A 2010 bond wouldn't include projects with the same allure as a new campus.
The money would largely go to refurbish or rebuild buildings at the Fremont campus, several of which don't meet the latest seismic and fire safety standards and aren't fully accessible to disabled students, Ohlone President Gari Browning said. New science facilities would be a top priority and structured parking garages are a possibility, Weed said.
No decision has been made to move ahead with a bond measure, Browning said.
The college is preparing a master plan for its facilities, which will help determine how much money the district might seek.
The bond could be used only for building projects and not for closing future operating budget shortfalls caused by state funding cuts. The college still hasn't developed its property fronting Mission Boulevard in Fremont, which could have provided revenue independent from the state.
Ohlone, which has had to scale back classes by 10 percent this semester, narrowly averted layoffs this year. Moving ahead with a bond measure could lead to the awkward situation of planning for millions of dollars in new construction while reducing its staff, Browning acknowledged.

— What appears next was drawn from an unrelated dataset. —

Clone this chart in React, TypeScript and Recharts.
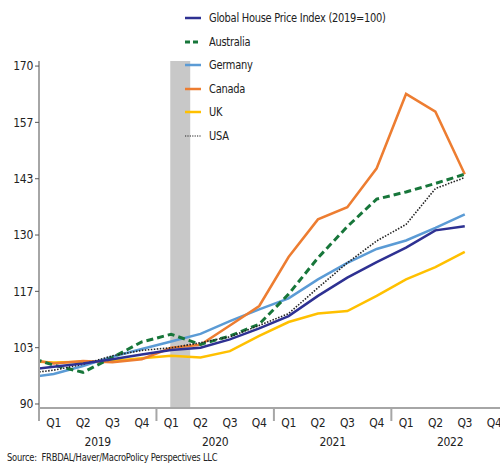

Such a situation would not please Linda Evers, president of the union representing Ohlone support staff. However, Evers, a lab technician, said the college does need to upgrade its facilities.
"They are desperately in need of new science classrooms," she said.
Browning said the college studied community support for a $350 million bond—more than double the 2002 bond measure—because it doesn't want to have to go back to voters for an additional bond anytime soon.
The survey, conducted by the opinion research firm Fairbank, Maslin, Maullin & Associates earlier this year, found that 71 percent of respondents viewed Ohlone favorably and 74 percent viewed state budget cuts as a serious problem for the district.